Local business rates a 'harmful gimmick', say critics

By agency reporter
25 Oct 2011

The Coalition government's plan to "localise business rates" will have potentially damaging effects for local government, small businesses and the environment, says the Green Party of England and Wales.

Critics accuse the Coalition's scheme of being "a superficial gimmick".

The new plans are an example of false localisation, designed instead as a mechanism to further squeeze council budgets and services, say Greens and others.

While the proposals are portrayed as localism, both business rates and the valuations on which rates are based, will be set by central government.

The proposals go further to state that any business rate growth achieved by local authorities below a centrally set growth target - adjusting for inflation - will be kept centrally. Local authorities are actually set to lose out to the treasury - if the treasury's own targets are not met - placing further strain on the provision of already slashed services.

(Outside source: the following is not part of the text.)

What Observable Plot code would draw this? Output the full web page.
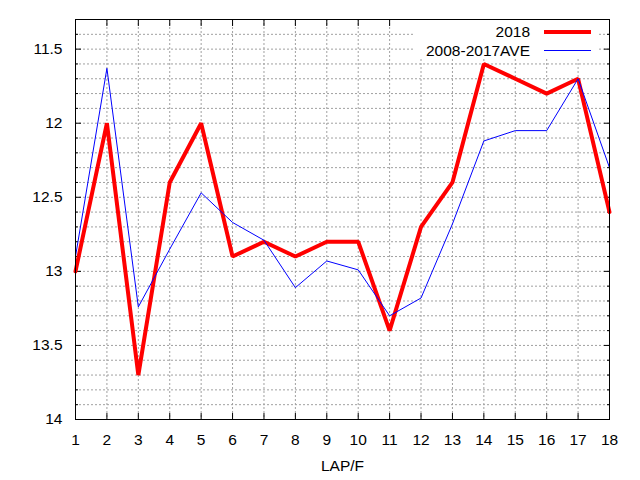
<!DOCTYPE html>
<html>
<head>
<meta charset="utf-8">
<script src="https://cdn.jsdelivr.net/npm/d3@7"></script>
<script src="https://cdn.jsdelivr.net/npm/@observablehq/plot@0.6"></script>
<style>
  html, body { margin: 0; padding: 0; background: #fff; }
  #wrap { position: relative; width: 640px; height: 480px; font-family: "Liberation Sans", Arial, sans-serif; }
  #legend { position: absolute; left: 413px; top: 20px; width: 185px; height: 38px; background: #fff; font-size: 15.5px; color: #000; }
  .ltext { position: absolute; right: 68px; line-height: 19px; white-space: nowrap; }
  .lline { position: absolute; left: 131px; width: 47px; }
</style>
</head>
<body>
<div id="wrap">
  <div id="chart"></div>
  <div id="legend">
    <div class="ltext" style="top:2px">2018</div>
    <div class="lline" style="top:10px;height:4px;background:#ff0000"></div>
    <div class="ltext" style="top:21px">2008-2017AVE</div>
    <div class="lline" style="top:30px;height:1px;background:#0000ff"></div>
  </div>
</div>
<script>
// Data
const laps = [1, 2, 3, 4, 5, 6, 7, 8, 9, 10, 11, 12, 13, 14, 15, 16, 17, 18];
const series2018 = [13.0, 12.0, 13.7, 12.4, 12.0, 12.9, 12.8, 12.9, 12.8, 12.8, 13.4, 12.7, 12.4, 11.6, 11.7, 11.8, 11.7, 12.6];
const seriesAve = [12.9, 11.63, 13.24, 12.85, 12.47, 12.67, 12.79, 13.11, 12.93, 12.99, 13.30, 13.18, 12.68, 12.12, 12.05, 12.05, 11.70, 12.30];
const yMajorTicks = [11.5, 12, 12.5, 13, 13.5, 14];
const yMinorTicks = [11.4, 11.6, 11.7, 11.8, 11.9, 12.1, 12.2, 12.3, 12.4, 12.6, 12.7, 12.8, 12.9, 13.1, 13.2, 13.3, 13.4, 13.6, 13.7, 13.8, 13.9];
const yGrid = [11.4, 11.5, 11.6, 11.7, 11.8, 11.9, 12, 12.1, 12.2, 12.3, 12.4, 12.5, 12.6, 12.7, 12.8, 12.9, 13, 13.1, 13.2, 13.3, 13.4, 13.5, 13.6, 13.7, 13.8, 13.9];
const xGrid = [2, 3, 4, 5, 6, 7, 8, 9, 10, 11, 12, 13, 14, 15, 16, 17];
const xLabel = "LAP/F";

const table = laps.map((lap, i) => ({lap, v2018: series2018[i], ave: seriesAve[i]}));

const gridStyle = {stroke: "#a0a0a0", strokeOpacity: 1, strokeWidth: 1, strokeDasharray: "2,2"};
const blank = () => "";

const chart = Plot.plot({
  width: 640,
  height: 480,
  marginLeft: 75,
  marginRight: 31,
  marginTop: 19,
  marginBottom: 61,
  style: {fontFamily: "'Liberation Sans', Arial, sans-serif", fontSize: "15px", background: "white", color: "black", overflow: "visible"},
  x: {domain: [1, 18]},
  y: {domain: [11.3, 14], reverse: true},
  marks: [
    Plot.gridY(yGrid, gridStyle),
    Plot.gridX(xGrid, gridStyle),
    // y tick labels
    Plot.axisY(yMajorTicks, {anchor: "left", tickSize: 0, tickPadding: 13, label: null, fontSize: 15.5, tickFormat: d => String(d)}),
    // x tick labels
    Plot.axisX(laps, {anchor: "bottom", tickSize: 0, tickPadding: 14, label: null, fontSize: 15.5, tickFormat: d => String(d)}),
    // inward tick marks
    Plot.axisY(yMajorTicks, {anchor: "left", tickSize: -6, tickFormat: blank, label: null, stroke: "black"}),
    Plot.axisY(yMajorTicks, {anchor: "right", tickSize: -6, tickFormat: blank, label: null, stroke: "black"}),
    Plot.axisY(yMinorTicks, {anchor: "left", tickSize: -3, tickFormat: blank, label: null, stroke: "black"}),
    Plot.axisY(yMinorTicks, {anchor: "right", tickSize: -3, tickFormat: blank, label: null, stroke: "black"}),
    Plot.axisX(laps, {anchor: "bottom", tickSize: -6, tickFormat: blank, label: null, stroke: "black"}),
    Plot.axisX(laps, {anchor: "top", tickSize: -6, tickFormat: blank, label: null, stroke: "black"}),
    Plot.line(table, {x: "lap", y: "v2018", stroke: "#ff0000", strokeWidth: 4, strokeLinejoin: "miter"}),
    Plot.line(table, {x: "lap", y: "ave", stroke: "#0000ff", strokeWidth: 1}),
    Plot.frame({stroke: "black", strokeWidth: 1}),
    Plot.text([xLabel], {frameAnchor: "bottom", lineAnchor: "middle", dy: 47, fontSize: 15.5, fill: "black"})
  ]
});
document.getElementById("chart").appendChild(chart);
</script>
</body>
</html>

Jason Kitcat, a Green Party Councillor and cabinet member on Brighton and Hove City Council, said: "It's absurd to even call the proposals ‘localisation' when the key variable - the level of tax - will remain out of council control and the growth target will be set nationally for all of England."

"Small innovative businesses, such as new media and sustainability, attract little or no business rates because they are run from home or modest offices. To benefit most under the new scheme, local authorities need to favour large projects like new airports or large shopping centres. This makes a mockery of the Coalition's pledge to support small business and will further choke an already stalling recovery," said Kitcat.

"Business rates need to be set locally so regional authorities can adjust strategies to optimise local talent. Without this, both the local economy and the environment will suffer from corporate cherry picking. These proposals show the superficiality of Cameron's rhetoric, both in his claims to being the UK's greenest government and his support for localism," he added.